Когда в сентябре мы сошлись заново, мне невозможно хотелось спросить, каково тебе было все это время, вспоминал ли ты что-нибудь из наших общих событий, не разговаривал ли ты с пустотой, представляя меня: ты простил бы мне это кокетничанье, но вряд ли ответил бы честно; скорее всего, ты прекрасно справлялся один, учась самоучкой гитаре, не хлопоча о московских бюджетных местах и катаясь по городам на чужих мотоциклах. Дело было не в том, что ты меньше во мне нуждался: со временем я понял о себе, что стремлюсь пожрать любого человека, с которым хоть сколько-то сближаюсь, и едва ли ты не ощущал это уже тогда, но после месяцев, прожитых порознь, что-то все же подтолкнуло тебя обратно (или не удержало, или ты был слишком добр, чтобы забыть обо мне); так или иначе, ты вернулся, а еще через несколько дней Ю. на улице Фридриха Энгельса сказала, что любит меня, и застала врасплох: еще не оправившийся от недавней неудачи с А., я сморозил в ответ что-то такое, отчего она почти расплакалась, но дорога домой была, как всегда, долгой, этих слов мне никто еще не говорил; Ю., о которой я мало что знал (а она обо мне), была мне скорей интересна, чем нет, и еще до того, как поезд уткнулся в знаменитый тупик, я решил, что нам с ней стоит попробовать.

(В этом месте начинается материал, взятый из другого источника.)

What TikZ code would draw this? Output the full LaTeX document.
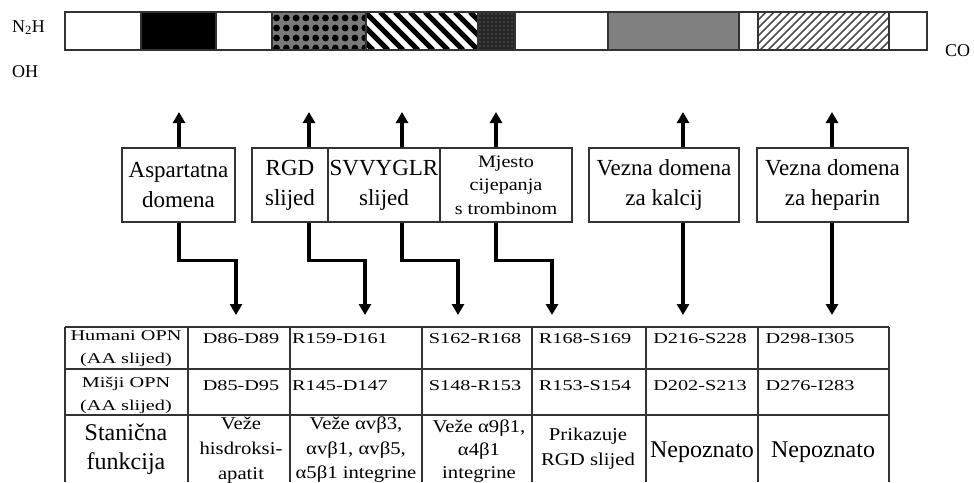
\documentclass[tikz,border=0pt]{standalone}
\usepackage{fontspec}
\setmainfont{Liberation Serif}
\newfontfamily\widefont[FakeStretch=1.35]{Liberation Serif}
\newfontfamily\midfont[FakeStretch=1.15]{Liberation Serif}
\usetikzlibrary{arrows.meta}
\begin{document}
\begin{tikzpicture}[x=1pt,y=-1pt,
  boxlbl/.style={draw=black!80, line width=1.3pt, inner sep=0pt, align=center, font=\fontsize{23}{30}\selectfont},
  arr/.style={line width=3.6pt, -{Triangle[width=12pt,length=11pt]}},
  tline/.style={draw=black!80, line width=1.3pt},
  small/.style={font=\widefont\fontsize{15}{23}\selectfont, inner sep=0pt, anchor=base},
  mid/.style={font=\midfont\fontsize{18}{25}\selectfont, inner sep=0pt, anchor=base},
  big/.style={font=\fontsize{24}{30}\selectfont, inner sep=0pt, anchor=base},
  endlbl/.style={font=\fontsize{18}{20}\selectfont, inner sep=0pt},
]
\useasboundingbox (0,0) rectangle (974,482);
\fill[white] (0,0) rectangle (974,482);

% ---------- protein bar ----------
\fill[black] (141,12) rectangle (216,50);
\begin{scope}
  \clip (272,12) rectangle (366,50);
  \fill[black!52] (272,12) rectangle (366,50);
  \foreach \xx in {276.5,286.3,...,370} {
    \foreach \yy in {18,28,38,48} {
      \fill[black] (\xx,\yy) circle (3.4);
    }
  }
\end{scope}
\begin{scope}
  \clip (366,12) rectangle (478,50);
  \foreach \xx in {320,335,...,480} {
    \draw[black, line width=5pt] (\xx,12) -- (\xx+38,50);
  }
\end{scope}
\begin{scope}
  \clip (478,12) rectangle (515,50);
  \fill[black!85] (478,12) rectangle (515,50);
  \foreach \xx in {480,484,...,515} {
    \foreach \yy in {14,18,...,50} {
      \fill[white!55!black] (\xx,\yy) circle (0.7);
    }
  }
\end{scope}
\fill[black!50] (608,12) rectangle (739,50);
\begin{scope}
  \clip (758,12) rectangle (889,50);
  \foreach \xx in {720,728,...,890} {
    \draw[black!75, line width=1.4pt] (\xx,50) -- (\xx+38,12);
  }
\end{scope}
\draw[black!80, line width=1.4pt] (65,12) rectangle (927,50);
\foreach \xx in {141,216,272,366,478,515,608,739,758,889} {
  \draw[black!80, line width=1.2pt] (\xx,12) -- (\xx,50);
}

\node[endlbl, anchor=base west] (nh) at (12,32) {N\textsubscript{2}H};
\node[endlbl, anchor=base west] (oh) at (12,77) {OH};
\node[endlbl, anchor=base west] (co) at (945,56) {CO};

% ---------- label boxes ----------
\node[boxlbl, minimum width=113pt, minimum height=74pt] (asp) at (178.5,185) {Aspartatna\\domena};
\node[boxlbl, minimum width=76pt, minimum height=74pt] (rgd) at (290,185) {RGD\\slijed};
\node[boxlbl, minimum width=112pt, minimum height=74pt] (svv) at (384,185) {SVVYGLR\\slijed};
\node[boxlbl, minimum width=132pt, minimum height=74pt, font=\midfont\fontsize{17.5}{23.5}\selectfont] (mje) at (506,185) {Mjesto\\cijepanja\\s trombinom};
\node[boxlbl, minimum width=150pt, minimum height=74pt] (cal) at (664,185) {Vezna domena\\za kalcij};
\node[boxlbl, minimum width=151pt, minimum height=74pt] (hep) at (832.5,185) {Vezna domena\\za heparin};

% ---------- arrows ----------
\coordinate (uA) at (179,112);
\coordinate (uR) at (309,112);
\coordinate (uS) at (402,112);
\coordinate (uM) at (496,112);
\coordinate (uC) at (683,112);
\coordinate (uH) at (832,112);
\coordinate (dA) at (236,315);
\coordinate (dR) at (365,315);
\coordinate (dS) at (458,315);
\coordinate (dM) at (552,315);
\coordinate (dC) at (683,315);
\coordinate (dH) at (832,315);

\draw[arr] (asp.north -| uA) -- (uA);
\draw[arr] (rgd.north -| uR) -- (uR);
\draw[arr] (svv.north -| uS) -- (uS);
\draw[arr] (mje.north -| uM) -- (uM);
\draw[arr] (cal.north -| uC) -- (uC);
\draw[arr] (hep.north -| uH) -- (uH);

\draw[arr] (asp.south -| uA) -- ++(0,38) -| (dA);
\draw[arr] (rgd.south -| uR) -- ++(0,38) -| (dR);
\draw[arr] (svv.south -| uS) -- ++(0,38) -| (dS);
\draw[arr] (mje.south -| uM) -- ++(0,38) -| (dM);
\draw[arr] (cal.south -| dC) -- (dC);
\draw[arr] (hep.south -| dH) -- (dH);

% ---------- table ----------
\foreach \yy in {327,369,415} {
  \draw[tline] (65,\yy) -- (889,\yy);
}
\foreach \xx in {65,188,290,422,532,646,758,889} {
  \draw[tline] (\xx,327) -- (\xx,482);
}

\node[small] (h1) at (126,340) {Humani OPN};
\node[small] (h2) at (126,363) {(AA slijed)};
\node[small] (h3) at (241,343) {D86-D89};
\node[small] (h4) at (340,343) {R159-D161};
\node[small] (h5) at (475,343) {S162-R168};
\node[small] (h6) at (585,343) {R168-S169};
\node[small] (h7) at (700,343) {D216-S228};
\node[small] (h8) at (810,343) {D298-I305};

\node[small] (m1) at (126,387) {Mišji OPN};
\node[small] (m2) at (126,410) {(AA slijed)};
\node[small] (m3) at (241,390) {D85-D95};
\node[small] (m4) at (340,390) {R145-D147};
\node[small] (m5) at (475,390) {S148-R153};
\node[small] (m6) at (585,390) {R153-S154};
\node[small] (m7) at (700,390) {D202-S213};
\node[small] (m8) at (810,390) {D276-I283};

\node[big] (f1) at (126,440) {Stanična};
\node[big] (f2) at (126,469) {funkcija};
\node[mid] (f3) at (241,429) {Veže};
\node[mid] (f4) at (241,454) {hisdroksi-};
\node[mid] (f5) at (241,479) {apatit};
\node[mid] (f6) at (356,429) {Veže αvβ3,};
\node[mid] (f7) at (356,454) {αvβ1, αvβ5,};
\node[mid] (f8) at (356,478) {α5β1 integrine};
\node[mid] (f9) at (479,432) {Veže α9β1,};
\node[mid] (f10) at (479,455) {α4β1};
\node[mid] (f11) at (479,478) {integrine};
\node[mid] (f12) at (588,440) {Prikazuje};
\node[mid] (f13) at (588,465) {RGD slijed};
\node[big] (f14) at (702,457) {Nepoznato};
\node[big] (f15) at (823,457) {Nepoznato};
\end{tikzpicture}
\end{document}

Эта осень, где у меня были ты, Ю. и отсырелая серая Москва вокруг Яузы, и беспощадное количество книг к прочтению, пересобрала меня после такого долгого бардака (может быть, не совсем удачно, но лучше, чем никак), и хотя ты мертв, а с Ю. мы все разнесли, и только чужая Москва все еще стоит на своих берегах, я по-прежнему думаю о ней как об одном из абсолютно счастливых кусков моей жизни и не могу убедить себя посмотреть на все это по-другому.